Posted Mar 5, 2022 16:58 UTC (Sat) by amacater (subscriber, #790) [Link] (1 responses)

There's a bunch of additional work in Debian and Fedora, for example, in porting Firefox and Chromium to machines and architectures that upstream doesn't really care about - so more than amd64 / x86_64 or arm64 / aarch64. That's good and useful work in that it also sometimes throws up alignment issues or whatever. I'm not sure how much of that work is actually taken in by upstream.

Outwith the distributions doing this - and Debian is broadly the upstream for Ubuntu and all Debian derivatives, Fedora the upstream for most Red Hat-alikes - you wouldn't have the availability to run either of these in places where they run today.
Credit where credit's due, please.

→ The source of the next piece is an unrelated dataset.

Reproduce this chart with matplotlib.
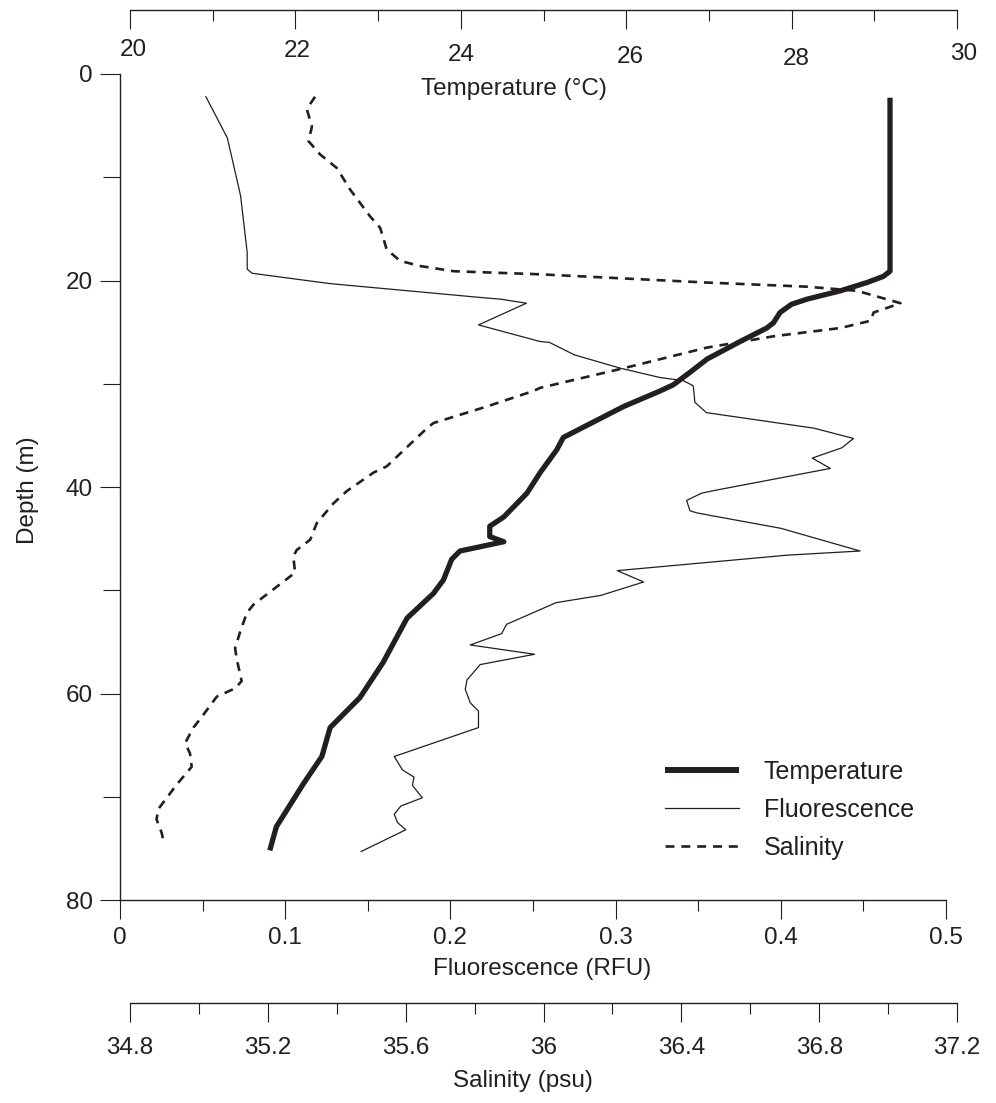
import matplotlib
matplotlib.use("Agg")
import matplotlib.pyplot as plt
from matplotlib.ticker import MultipleLocator, FuncFormatter

plt.rcParams['font.family'] = ['Liberation Sans', 'DejaVu Sans']

# profile data (depth in m)
temp_depth = [2.3, 19.1, 19.6, 20.2, 21.0, 21.8, 22.3, 23.1, 24.1, 24.6, 25.9, 27.6, 28.9,
              30.1, 30.7, 32.2, 35.2, 36.4, 38.6, 40.6, 42.9, 43.8, 44.8, 45.3, 46.2, 47.0,
              49.0, 50.3, 52.7, 57.0, 60.4, 63.3, 66.1, 68.7, 72.9, 75.2]
temp_val = [29.19, 29.19, 29.11, 28.91, 28.59, 28.19, 28.00, 27.86, 27.78, 27.70, 27.38, 26.98,
            26.77, 26.57, 26.41, 25.97, 25.24, 25.16, 24.96, 24.80, 24.52, 24.35, 24.35, 24.52,
            23.99, 23.89, 23.79, 23.67, 23.35, 23.06, 22.78, 22.42, 22.32, 22.10, 21.77, 21.69]

fluor_depth = [2.2, 6.2, 11.8, 17.3, 18.9, 19.3, 20.3, 21.7, 21.8, 22.2, 24.3, 25.9, 26.0,
               27.2, 28.5, 29.4, 29.7, 30.2, 31.8, 32.8, 34.3, 35.3, 36.2, 37.2, 38.2, 40.3,
               40.6, 41.3, 42.3, 42.5, 42.8, 44.0, 46.2, 46.6, 48.1, 49.2, 50.5, 51.2, 51.9,
               53.3, 54.2, 55.3, 56.2, 57.2, 58.7, 59.6, 60.9, 61.7, 63.3, 66.1, 67.4, 68.1,
               68.9, 70.1, 70.9, 71.7, 72.5, 73.2, 75.3]
fluor_val = [0.052, 0.065, 0.073, 0.077, 0.077, 0.080, 0.127, 0.222, 0.230, 0.246, 0.217, 0.254,
             0.260, 0.275, 0.303, 0.327, 0.341, 0.347, 0.348, 0.355, 0.420, 0.444, 0.437, 0.419,
             0.430, 0.361, 0.352, 0.343, 0.345, 0.349, 0.359, 0.400, 0.448, 0.404, 0.301, 0.317,
             0.291, 0.264, 0.254, 0.234, 0.231, 0.212, 0.251, 0.218, 0.210, 0.209, 0.212, 0.217,
             0.217, 0.166, 0.171, 0.178, 0.177, 0.183, 0.170, 0.166, 0.168, 0.173, 0.146]

sal_depth = [2.2, 3.4, 5.1, 6.5, 7.8, 9.1, 11.2, 13.8, 14.9, 17.0, 18.1, 18.6, 19.1, 19.4,
             20.2, 20.6, 21.0, 22.2, 23.1, 23.9, 24.6, 25.4, 26.5, 28.5, 30.4, 30.7, 32.2,
             33.8, 34.3, 38.0, 38.6, 40.4, 41.6, 43.5, 45.1, 46.1, 46.7, 48.3, 51.4, 52.2,
             54.1, 55.6, 56.7, 58.8, 59.5, 60.3, 61.2, 62.5, 63.3, 64.8, 65.8, 67.1, 68.8,
             71.2, 72.2, 73.5, 74.3]
sal_val = [35.337, 35.313, 35.328, 35.318, 35.352, 35.400, 35.439, 35.497, 35.526, 35.545,
           35.584, 35.642, 35.739, 35.990, 36.474, 36.765, 36.910, 37.036, 36.958, 36.949,
           36.862, 36.668, 36.474, 36.232, 35.990, 35.971, 35.836, 35.681, 35.662, 35.545,
           35.507, 35.429, 35.390, 35.342, 35.323, 35.284, 35.274, 35.279, 35.158, 35.139,
           35.119, 35.105, 35.110, 35.124, 35.105, 35.052, 35.032, 35.003, 34.984, 34.960,
           34.974, 34.979, 34.936, 34.882, 34.877, 34.892, 34.897]

# temperature tick labels sit a little unevenly in the original (offsets in px)
temp_ticks = [20, 22, 24, 26, 28, 30]
temp_lab_dx = [3, 2, 0, 4, 5, 7]
temp_lab_dy = [40, 41, 45, 47, 49, 44]

ink = '#231f20'
fs = 17.5
W, H = 996, 1103
PT = 0.72  # points per pixel at dpi 100


def rect(x0, x1, y0, y1):
    return [x0 / W, 1 - y1 / H, (x1 - x0) / W, (y1 - y0) / H]


fmt = FuncFormatter(lambda v, p: '%g' % round(v, 3))

fig = plt.figure(figsize=(W / 100, H / 100), dpi=100)
ax = fig.add_axes(rect(120, 946, 74, 900))
tax = fig.add_axes(rect(130, 957, 74, 900), sharey=ax)
sax = fig.add_axes(rect(130, 957, 74, 900), sharey=ax)

# fluorescence / depth axes
ax.set_xlim(0, 0.5)
ax.set_ylim(80, 0)
for s in ['top', 'right']:
    ax.spines[s].set_visible(False)
ax.xaxis.set_major_locator(MultipleLocator(0.1))
ax.xaxis.set_minor_locator(MultipleLocator(0.05))
ax.yaxis.set_major_locator(MultipleLocator(20))
ax.yaxis.set_minor_locator(MultipleLocator(10))
ax.xaxis.set_major_formatter(fmt)
ax.tick_params(axis='x', which='major', length=13.7, width=0.8, pad=6, labelsize=fs, colors=ink)
ax.tick_params(axis='x', which='minor', length=8, width=0.8, colors=ink)
ax.tick_params(axis='y', which='major', length=14.4, width=0.8, pad=5, labelsize=fs, colors=ink)
ax.tick_params(axis='y', which='minor', length=12, width=0.8, colors=ink)
ax.set_xlabel('Fluorescence (RFU)', fontsize=fs, color=ink)
ax.xaxis.set_label_coords((542 - 120) / 826, -(958 - 900) / 826)
ax.set_ylabel('Depth (m)', fontsize=fs, color=ink)
ax.yaxis.set_label_coords((39 - 120) / 826, 1 - (490 - 74) / 826)

# temperature axis (drawn at the top)
spine_y = 1 + 64 / 826
tax.set_xlim(20, 30)
tax.patch.set_visible(False)
for s in ['top', 'right', 'left']:
    tax.spines[s].set_visible(False)
tax.spines['bottom'].set_position(('axes', spine_y))
tax.yaxis.set_visible(False)
tax.xaxis.set_major_locator(MultipleLocator(2))
tax.xaxis.set_minor_locator(MultipleLocator(1))
tax.tick_params(axis='x', which='major', length=13.7, width=0.8, labelbottom=False, colors=ink)
tax.tick_params(axis='x', which='minor', length=8, width=0.8, colors=ink)
for v, dx, dy in zip(temp_ticks, temp_lab_dx, temp_lab_dy):
    tax.annotate('%g' % v, xy=(v, spine_y), xycoords=('data', 'axes fraction'),
                 xytext=(dx * PT, -dy * PT), textcoords='offset points',
                 ha='center', va='center', fontsize=fs, color=ink, annotation_clip=False)
tax.set_xlabel('Temperature (°C)', fontsize=fs, color=ink)
tax.xaxis.set_label_coords((514 - 130) / 827, 1 - (78 - 74) / 826)

# salinity axis (drawn at the bottom)
sax.set_xlim(34.8, 37.2)
sax.patch.set_visible(False)
for s in ['top', 'right', 'left']:
    sax.spines[s].set_visible(False)
sax.spines['bottom'].set_position(('axes', -(1003 - 900) / 826))
sax.yaxis.set_visible(False)
sax.xaxis.set_major_locator(MultipleLocator(0.4))
sax.xaxis.set_minor_locator(MultipleLocator(0.2))
sax.xaxis.set_major_formatter(fmt)
sax.tick_params(axis='x', which='major', length=13.7, width=0.8, pad=11, labelsize=fs, colors=ink)
sax.tick_params(axis='x', which='minor', length=8, width=0.8, colors=ink)
sax.set_xlabel('Salinity (psu)', fontsize=fs, color=ink)
sax.xaxis.set_label_coords((523 - 130) / 827, -(1070 - 900) / 826)

for a in [ax, tax, sax]:
    for sp in a.spines.values():
        sp.set_linewidth(1.0)
        sp.set_color(ink)

# profiles
fl, = ax.plot(fluor_val, fluor_depth, color=ink, lw=0.9, label='Fluorescence')
sl, = sax.plot(sal_val, sal_depth, color=ink, lw=1.9, ls=(0, (3.4, 2.6)), label='Salinity')
tl, = tax.plot(temp_val, temp_depth, color=ink, lw=3.8, solid_joinstyle='round',
               solid_capstyle='butt', label='Temperature')

leg = ax.legend([tl, fl, sl], ['Temperature', 'Fluorescence', 'Salinity'],
                loc='upper left', bbox_to_anchor=(665 / W, 1 - 760 / H),
                bbox_transform=fig.transFigure, frameon=False, borderpad=0,
                borderaxespad=0, handlelength=2.95, handletextpad=1.0,
                labelspacing=0.56, fontsize=18)
for t in leg.get_texts():
    t.set_color(ink)
leg.get_lines()[0].set_linewidth(4.3)

fig.savefig('out.png', dpi=100)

One bugbear for Debian, at least, appears to be Rust and Firefox dependencies on Rust which change rapidly and where the necessary toolchains are hard to build. That turns out to be a significant blocker.

The browser as 9/10 of a distro's complexity, - and avoiding things like vendor bundling with NPM and pip dependencies in packages being the other 9/10 - it's also tough to find capable porter boxes and time. The rapidity of change of versions upstream is also the enemy of the good here, I think.

Fedora's missing Chromium updates

Posted Mar 6, 2022 8:01 UTC (Sun) by Tov (subscriber, #61080) [Link]

It seems the underlying issue is perhaps not only lack of man-power, but a too large difference to upstream. The article does not really address whether Google is a receptive upstream or cares too little about desktop Linux.

If all the distros have to invest a lot of work in getting important Linux features integrated (Wayland, VA-API, gcc build etc.) they could perhaps band together to make a common "mid-stream" project, which acts as impedance matching to the un-receptive upstream?